How to make Visual Studio copy a DLL file to the output directory?

Use a post-build action in your project, and add the commands to copy the offending DLL. The post-build action are written as a batch script.

The output directory can be referenced as $(OutDir). The project directory is available as $(ProjDir). Try to use relative pathes where applicable, so that you can copy or move your project folder without breaking the post-build action.
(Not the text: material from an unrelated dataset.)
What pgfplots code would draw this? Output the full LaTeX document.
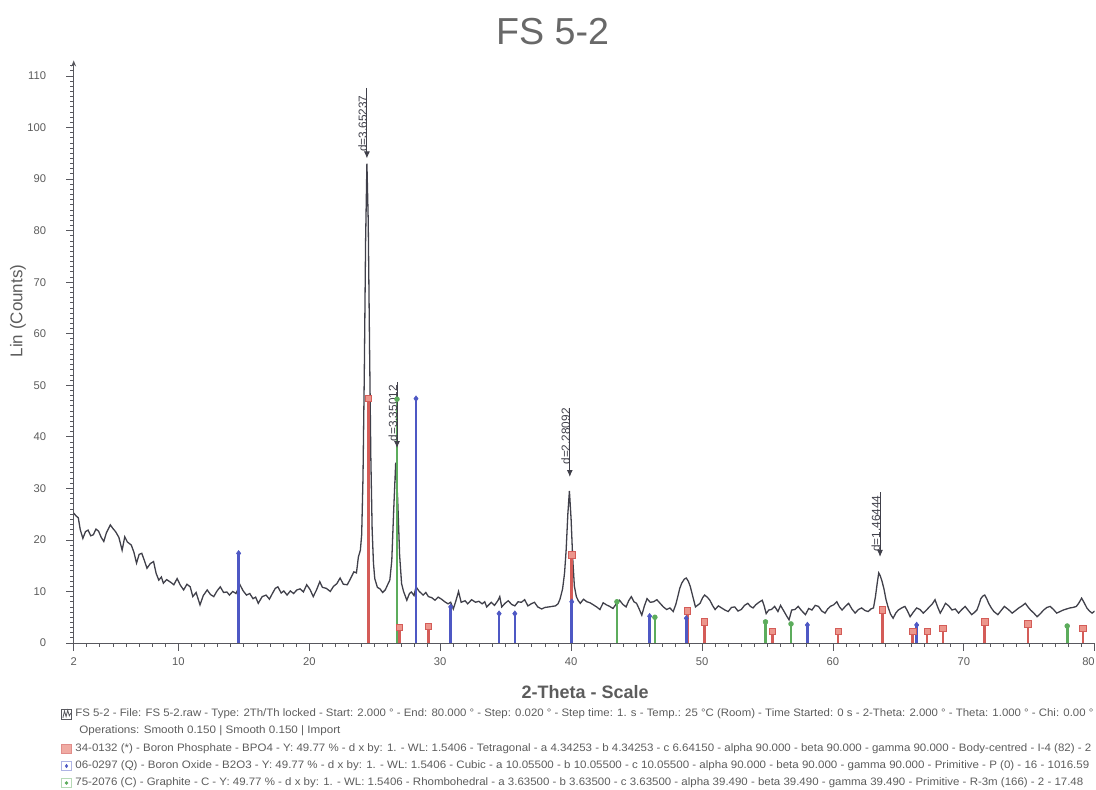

Add builtin COPY in project.csproj file:

  <Project>
    ...
    <Target Name="AfterBuild">
      <Copy SourceFiles="$(ProjectDir)..\..\Lib\*.dll" DestinationFolder="$(OutDir)Debug\bin" SkipUnchangedFiles="false" />
      <Copy SourceFiles="$(ProjectDir)..\..\Lib\*.dll" DestinationFolder="$(OutDir)Release\bin" SkipUnchangedFiles="false" />
    </Target>
  </Project>

The details in the comments section above did not work for me (VS 2013) when trying to copy the output dll from one C++ project to the release and debug folder of another C# project within the same solution.

I had to add the following post build-action (right click on the project that has a .dll output) then properties -> configuration properties -> build events -> post-build event -> command line

now I added these two lines to copy the output dll into the two folders:

xcopy /y $(TargetPath) $(SolutionDir)aeiscontroller\bin\Release
xcopy /y $(TargetPath) $(SolutionDir)aeiscontroller\bin\Debug

$(OutDir) turned out to be a relative path in VS2013, so I had to combine it with $(ProjectDir) to achieve the desired effect:

xcopy /y /d  "$(ProjectDir)External\*.dll" "$(ProjectDir)$(OutDir)"

BTW, you can easily debug the scripts by adding 'echo ' at the beginning and observe the expanded text in the build output window.